The Norsemen or Vikings began raiding the area towards the end of the ninth century and settled along the Dee side of the peninsula, and the sea coast, giving their villages names such as Kirby, Frankby and Meols. They also introduced their own system of local government, with its parliament at Thingwall. Evidence of the Norse presence in Wirral can still be seen from place names – such as the common –by (meaning town in Norwegian) suffix and names such as Tranmere, which comes from trani melr (cranebird sandbank).
On the ridge above Storeton are Storeton Woods, now owned by the Friends of Storeton Woods and the Woodland Trust. The woods have grown up on the site of a quarry that was present at the time of the Roman occupation. We walked along the old tramway embankment (above), constructed in the 19th century to transport stone to the quayside at Bromborough. A short section of the rails can also be seen: they were purchased, second-hand, when the original rails on the Liverpool-Manchester railway were upgraded.
Most of Storeton village is built from the stone quarried on Storeton Ridge. The stone is a creamy sandstone (not red, like most sandstone on Merseyside) and was also used in many other buildings, including Birkenhead Town Hall and the Empire State Building. The quarry was filled in with spoil from the excavation of the Queensway Tunnel in the 1920s.
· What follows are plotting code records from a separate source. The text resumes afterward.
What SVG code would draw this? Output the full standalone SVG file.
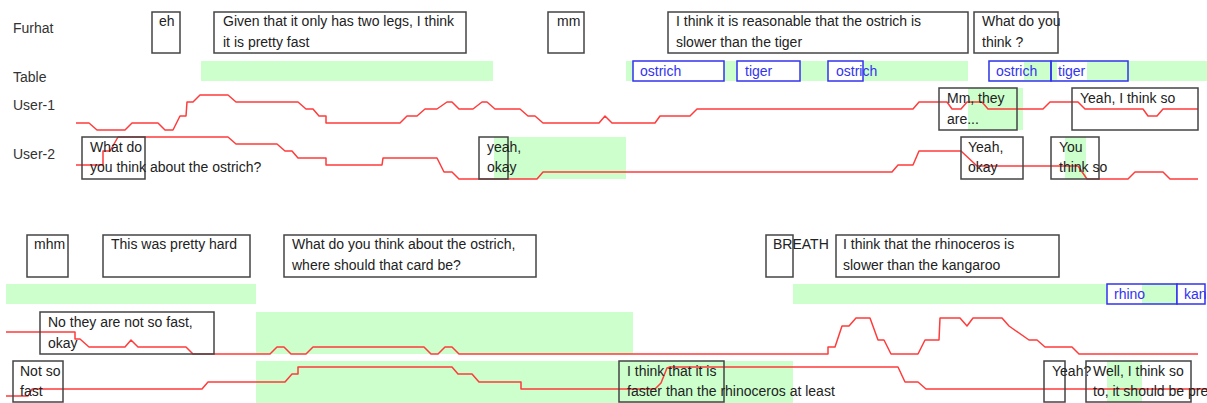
<svg xmlns="http://www.w3.org/2000/svg" width="1207" height="403" viewBox="0 0 1207 403">
<style>
text{font-family:"Liberation Sans",Arial,sans-serif;font-size:14px;fill:#222}
.lbl{fill:#333}
.g{fill:#ccffcc}
.box{fill:none;stroke:#444;stroke-width:1.5}
.bb{fill:#fff;stroke:#3333ee;stroke-width:1.5}
.bbo{fill:none;stroke:#3333ee;stroke-width:1.5}
.bt{fill:#3333ee}
.w{fill:#fff}
.tr{fill:none;stroke:#ff3b3b;stroke-width:1.5;stroke-linejoin:round}
</style>
<rect width="1207" height="403" fill="#fff"/>

<g id="row-labels">
<text class="lbl" x="13" y="33">Furhat</text>
<text class="lbl" x="13" y="82">Table</text>
<text class="lbl" x="13" y="110">User-1</text>
<text class="lbl" x="13" y="159">User-2</text>
</g>

<g id="green-areas">
<rect class="g" x="201" y="61" width="292" height="20"/>
<rect class="g" x="626" y="61" width="342" height="20"/>
<rect class="g" x="988" y="61" width="219" height="20"/>
<rect class="g" x="968" y="88" width="55" height="42"/>
<rect class="g" x="494" y="137" width="132" height="42"/>
<rect class="g" x="1065" y="137" width="21" height="42"/>
<rect class="g" x="6" y="284" width="250" height="20"/>
<rect class="g" x="793" y="284" width="314" height="20"/>
<rect class="g" x="1142" y="284" width="35" height="20"/>
<rect class="g" x="256" y="312" width="377" height="42"/>
<rect class="g" x="256" y="361" width="537" height="42"/>
<rect class="g" x="1107" y="361" width="35" height="41"/>
</g>

<g id="traces">
<polyline class="tr" points="76,123 89,123 97,130 125,130 132,123 158,123 165,130 173,130 180,116 186,116 187,102 193,102 200,95 228,95 236,102 298,102 306,109 313,109 319,116 326,116 326,123 400,123 407,116 417,116 425,109 437,109 447,102 452,102 459,109 473,109 482,102 487,102 495,109 520,109 528,116 535,116 543,123 599,123 605,116 612,123 655,123 660,116 690,116 697,109 913,109 919,102 947,102 952,109 961,109 967,102 982,102 988,109 1043,109 1050,102 1078,102 1085,109 1143,109 1148,116 1157,116 1163,109 1198,109"/>
<polyline class="tr" points="76,165 103,165 103,151 110,151 118,137 228,137 236,144 277,144 285,151 292,151 298,158 326,158 326,165 382,165 383,158 437,158 444,172 452,172 459,179 537,179 543,172 892,172 898,165 913,165 919,151 961,151 977,166 1078,166 1087,179 1128,179 1135,172 1163,172 1170,179 1198,179"/>
<polyline class="tr" points="6,332 75,332 75,339 80,339 89,347 125,347 131,340 138,347 186,347 193,354 270,354 277,347 284,347 291,354 306,354 313,347 424,347 431,354 438,354 445,347 452,347 459,354 828,354 828,347 835,347 842,326 849,326 856,318 870,318 878,340 884,340 891,354 918,354 925,340 939,340 940,318 960,318 967,326 973,318 1002,318 1009,326 1029,340 1037,340 1045,347 1072,347 1079,354 1198,354"/>
<polyline class="tr" points="6,396 28,396 32,389 202,389 208,382 285,382 292,374 298,374 298,367 452,367 458,374 472,374 479,382 521,382 521,389 655,389 661,383 667,368 670,367 898,367 905,382 918,382 926,389 1207,389"/>
</g>

<g id="furhat-eh"><rect class="box" x="152" y="12" width="28" height="41"/><text x="159" y="26">eh</text></g>
<g id="furhat-given"><rect class="box" x="214" y="12" width="252" height="41"/><text x="223" y="26">Given that it only has two legs, I think</text><text x="223" y="47">it is pretty fast</text></g>
<g id="furhat-mm"><rect class="box" x="548" y="12" width="36" height="41"/><text x="557" y="26">mm</text></g>
<g id="furhat-reasonable"><rect class="box" x="668" y="12" width="300" height="41"/><text x="676" y="26">I think it is reasonable that the ostrich is</text><text x="676" y="47">slower than the tiger</text></g>
<g id="furhat-whatdoyou"><rect class="box" x="974" y="12" width="84" height="41"/><text x="982" y="26">What do you</text><text x="982" y="47">think ?</text></g>

<g id="table-ostrich-1"><rect class="bb" x="633" y="61" width="91" height="20"/><text class="bt" x="640" y="76">ostrich</text></g>
<g id="table-tiger-1"><rect class="bb" x="737" y="61" width="63" height="20"/><text class="bt" x="745" y="76">tiger</text></g>
<g id="table-ostrich-2"><rect class="bb" x="828" y="61" width="35" height="20"/><text class="bt" x="836" y="76">ostrich</text></g>
<g id="table-ostrich-3"><rect class="w" x="989" y="62" width="35" height="18"/><rect class="w" x="1057" y="62" width="30" height="18"/><rect class="bbo" x="989" y="61" width="62" height="20"/><text class="bt" x="996" y="76">ostrich</text></g>
<g id="table-tiger-2"><rect class="bbo" x="1051" y="61" width="77" height="20"/><text class="bt" x="1058" y="76">tiger</text></g>

<g id="user1-mm-they"><rect class="box" x="939" y="88" width="78" height="42"/><text x="947" y="103">Mm, they</text><text x="947" y="124">are...</text></g>
<g id="user1-yeah-think"><rect class="box" x="1072" y="88" width="126" height="42"/><text x="1080" y="103">Yeah, I think so</text></g>

<g id="user2-what-do"><rect class="box" x="82" y="137" width="63" height="42"/><text x="90" y="152">What do</text><text x="90" y="172">you think about the ostrich?</text></g>
<g id="user2-yeah-okay-1"><rect class="box" x="479" y="137" width="29" height="42"/><text x="487" y="152">yeah,</text><text x="487" y="172">okay</text></g>
<g id="user2-yeah-okay-2"><rect class="box" x="961" y="137" width="62" height="42"/><text x="968" y="152">Yeah,</text><text x="968" y="172">okay</text></g>
<g id="user2-you-think"><rect class="box" x="1051" y="137" width="48" height="42"/><text x="1059" y="152">You</text><text x="1059" y="172">think so</text></g>

<g id="furhat-mhm"><rect class="box" x="27" y="235" width="41" height="42"/><text x="34" y="249">mhm</text></g>
<g id="furhat-hard"><rect class="box" x="103" y="235" width="147" height="42"/><text x="111" y="249">This was pretty hard</text></g>
<g id="furhat-where"><rect class="box" x="284" y="235" width="252" height="42"/><text x="292" y="249">What do you think about the ostrich,</text><text x="292" y="270">where should that card be?</text></g>
<g id="furhat-breath"><rect class="box" x="766" y="235" width="27" height="42"/><text x="773" y="249">BREATH</text></g>
<g id="furhat-rhino"><rect class="box" x="836" y="235" width="223" height="42"/><text x="843" y="249">I think that the rhinoceros is</text><text x="843" y="270">slower than the kangaroo</text></g>

<g id="table-rhino"><rect class="w" x="1107" y="284" width="35" height="20"/><rect class="bbo" x="1107" y="284" width="70" height="20"/><text class="bt" x="1114" y="299">rhino</text></g>
<g id="table-kan"><rect class="bb" x="1177" y="284" width="28" height="20"/><text class="bt" x="1184" y="299">kan</text></g>

<g id="user1-not-so-fast"><rect class="box" x="40" y="312" width="174" height="42"/><text x="48" y="327">No they are not so fast,</text><text x="48" y="348">okay</text></g>

<g id="user2-not-so"><rect class="box" x="13" y="361" width="50" height="41"/><text x="20" y="376">Not so</text><text x="20" y="396">fast</text></g>
<g id="user2-faster"><rect class="box" x="619" y="361" width="105" height="41"/><text x="627" y="376">I think that it is</text><text x="627" y="396">faster than the rhinoceros at least</text></g>
<g id="user2-yeah-q"><rect class="box" x="1044" y="361" width="21" height="41"/><text x="1052" y="376">Yeah?</text></g>
<g id="user2-well"><rect class="box" x="1086" y="361" width="105" height="41"/><text x="1093" y="376">Well, I think so</text><text x="1093" y="396">to, it should be pre</text></g>
</svg>
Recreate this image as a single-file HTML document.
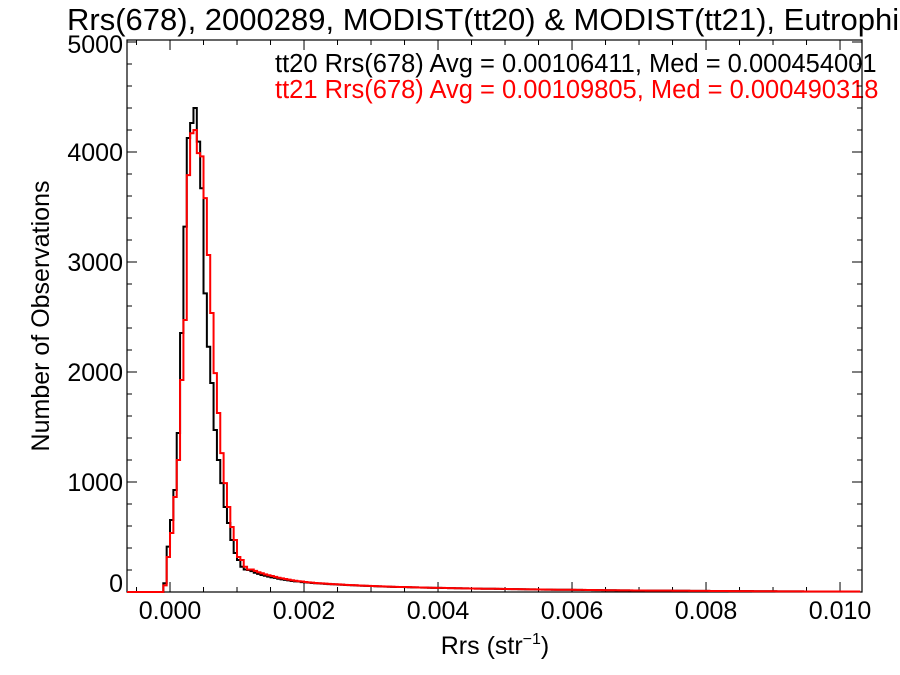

The quarry was also the site of the discovery of dinosaur footprints in sandstone layers from the Triassic period, over 200 million years ago. In 1838 men working in Storeton quarry discovered preserved footprints of an unknown animal.
No bones or other material remains were discovered. Because the footprints look like a human hand with a thumb on the outer edge the creature was named Chirotherium, from the Greek words chir for hand and therium for beast.
Examples of these footprints can be seen in World Museum Liverpool in Liverpool and the Williamson Art Gallery in Birkenhead, and also in Christ church, Kings Road, Bebington.